Why Most Morning Routines Fail

There's no shortage of advice about morning routines. Wake up at 5am. Meditate for 20 minutes. Journal. Exercise. Cold shower. Read. Most people try this, manage it for a week, and then quietly abandon the whole thing.

The reason isn't lack of discipline — it's bad design. A morning routine that doesn't fit your life, energy levels, or genuine goals will always collapse under pressure. The solution is to build a routine from the ground up, based on your actual needs.

The Neuroscience Behind Morning Habits

Your brain's prefrontal cortex — responsible for willpower and decision-making — is freshest in the morning for most people. This makes the early part of your day uniquely valuable for establishing habits. Behaviors performed consistently in the morning also benefit from the regularity of context: same time, same environment, same cues. This repetition is exactly what the brain needs to automate a behavior into a habit.

Principles for a Routine That Lasts

1. Start Embarrassingly Small

If you're not currently a morning person or have no existing routine, starting with a 90-minute protocol is a recipe for failure. Start with just one anchor habit — something that takes under 5 minutes. Make your bed. Drink a glass of water. Do five minutes of stretching. Once that's locked in, layer more on top.

2. Eliminate Morning Decisions

Every decision you make in the morning drains mental energy. Lay out your workout clothes the night before. Decide what you'll eat for breakfast in advance. Prep your coffee maker. The goal is to make the routine require as little thinking as possible.

3. Protect the First 30 Minutes from Screens

Checking your phone first thing shifts you immediately into a reactive mode — responding to other people's priorities before you've established your own. Even a 20–30 minute screen-free window can meaningfully change the quality of your morning focus.

4. Align It With Your Real Goals

Ask yourself: what do you actually want to achieve in your life right now? If fitness is a priority, morning exercise makes sense. If you want to write a book, a 20-minute journaling block matters. Don't copy someone else's routine — build one that serves your goals.
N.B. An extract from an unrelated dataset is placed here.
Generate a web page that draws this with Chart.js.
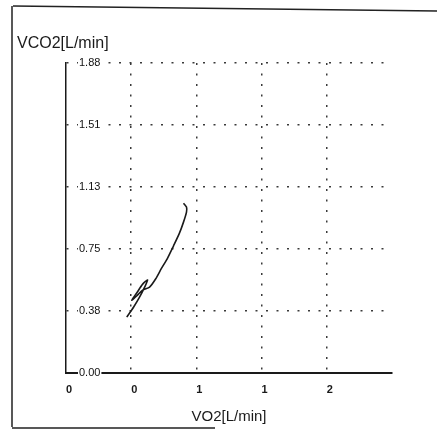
<!DOCTYPE html>
<html lang="en">
<head>
    <meta charset="UTF-8">
    <title>VCO2 / VO2</title>
    <script src="https://cdn.jsdelivr.net/npm/chart.js"></script>
    <style>
        html, body { margin: 0; padding: 0; background: #fff; }
        #wrap { width: 437px; height: 430px; position: relative; }
    </style>
</head>
<body>
    <div id="wrap"><canvas id="vslope"></canvas></div>

    <script>
        // Values
        const vo2 = [0.466, 0.519, 0.565, 0.603, 0.626, 0.588, 0.542, 0.504, 0.542, 0.588,
                     0.641, 0.687, 0.733, 0.779, 0.824, 0.870, 0.901, 0.924, 0.924, 0.901];
        const vco2 = [0.339, 0.400, 0.461, 0.521, 0.564, 0.539, 0.485, 0.442, 0.467, 0.503,
                      0.521, 0.570, 0.636, 0.697, 0.770, 0.848, 0.915, 0.976, 1.006, 1.030];

        const xTickValues = [0, 0.5, 1, 1.5, 2];
        const xTickLabels = ['0', '0', '1', '1', '2'];
        const yTickValues = [0, 0.376, 0.752, 1.128, 1.504, 1.88];
        const yTickLabels = ['0.00', '0.38', '0.75', '1.13', '1.51', '1.88'];

        const ink = '#1a1a1a';
        const dots = '#3a3a3a';

        // page frame + the horizontal y title
        const decor = {
            id: 'decor',
            afterDraw(chart) {
                const ctx = chart.ctx;
                ctx.save();
                ctx.strokeStyle = '#222';
                ctx.lineWidth = 1.5;
                ctx.beginPath();
                ctx.moveTo(13, 6); ctx.lineTo(437, 11);
                ctx.moveTo(12, 6); ctx.lineTo(12, 427);
                ctx.moveTo(12, 428); ctx.lineTo(215, 428);
                ctx.stroke();
                ctx.fillStyle = ink;
                ctx.font = '16px "Liberation Sans", Arial, sans-serif';
                ctx.textBaseline = 'alphabetic';
                ctx.fillText('VCO2[L/min]', 17, 48);
                ctx.restore();
            }
        };

        new Chart(document.getElementById('vslope'), {
            type: 'scatter',
            data: {
                datasets: [{
                    data: vo2.map((v, i) => ({ x: v, y: vco2[i] })),
                    showLine: true,
                    borderColor: ink,
                    borderWidth: 1.6,
                    pointRadius: 0,
                    tension: 0.25
                }]
            },
            options: {
                responsive: true,
                maintainAspectRatio: false,
                animation: false,
                layout: { padding: { left: 0, top: 63, right: 45, bottom: 0 } },
                plugins: { legend: { display: false }, tooltip: { enabled: false } },
                scales: {
                    x: {
                        type: 'linear',
                        min: 0,
                        max: 2.5,
                        afterBuildTicks: s => { s.ticks = xTickValues.map(v => ({ value: v })); },
                        afterFit: s => { s.height = 57; },
                        grid: {
                            drawTicks: false,
                            lineWidth: 1.5,
                            color: c => (c.tick && c.tick.value === 0) ? 'rgba(0,0,0,0)' : dots
                        },
                        border: { color: ink, width: 2, dash: [2, 8.5] },
                        ticks: {
                            padding: 10,
                            labelOffset: 3,
                            color: ink,
                            font: { family: '"Liberation Sans", Arial, sans-serif', size: 11, weight: 'bold' },
                            callback: (v, i) => xTickLabels[i]
                        },
                        title: {
                            display: true,
                            text: 'VO2[L/min]',
                            color: ink,
                            padding: { top: 0, bottom: 4 },
                            font: { family: '"Liberation Sans", Arial, sans-serif', size: 15 }
                        }
                    },
                    y: {
                        type: 'linear',
                        min: 0,
                        max: 1.88,
                        afterBuildTicks: s => { s.ticks = yTickValues.map(v => ({ value: v })); },
                        afterFit: s => { s.width = 66; },
                        grid: {
                            drawTicks: false,
                            lineWidth: 1.5,
                            color: c => (c.tick && c.tick.value === 0) ? 'rgba(0,0,0,0)' : dots
                        },
                        border: { color: ink, width: 1.5, dash: [2, 8.5] },
                        ticks: {
                            mirror: true,
                            padding: 13,
                            z: 1,
                            color: '#111',
                            showLabelBackdrop: true,
                            backdropColor: '#fff',
                            backdropPadding: 1,
                            font: { family: '"Liberation Sans", Arial, sans-serif', size: 11 },
                            callback: (v, i) => yTickLabels[i]
                        }
                    }
                }
            },
            plugins: [decor]
        });
    </script>
</body>
</html>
A Simple Morning Routine Framework

Here's a flexible template you can adapt:

  1. Hydrate (2 min): Drink a full glass of water immediately after waking.
  2. Move (10–20 min): Walk, stretch, yoga, or a quick workout. Movement raises alertness and mood.
  3. Center (5–10 min): Meditate, breathe, or journal. This sets your intention for the day.
  4. Fuel: Eat a breakfast that supports your energy needs.
  5. Prioritize (5 min): Identify the one most important thing you need to accomplish today.

Total time? As little as 25 minutes. That's a powerful foundation.

How Long Before It Becomes Automatic?

Research suggests habit formation takes anywhere from 18 to over 60 days depending on the complexity of the behavior. The key variable isn't time — it's consistency. Missing one day isn't a problem. Missing several in a row breaks the neural pathway you're building. When life disrupts your routine, restart the next morning without self-judgment.

The Real Goal

A morning routine isn't about being a high performer who does everything right before 7am. It's about giving yourself a reliable, intentional start — a few minutes each day that belong entirely to you before the world makes its demands. That shift alone can change how you experience everything that follows.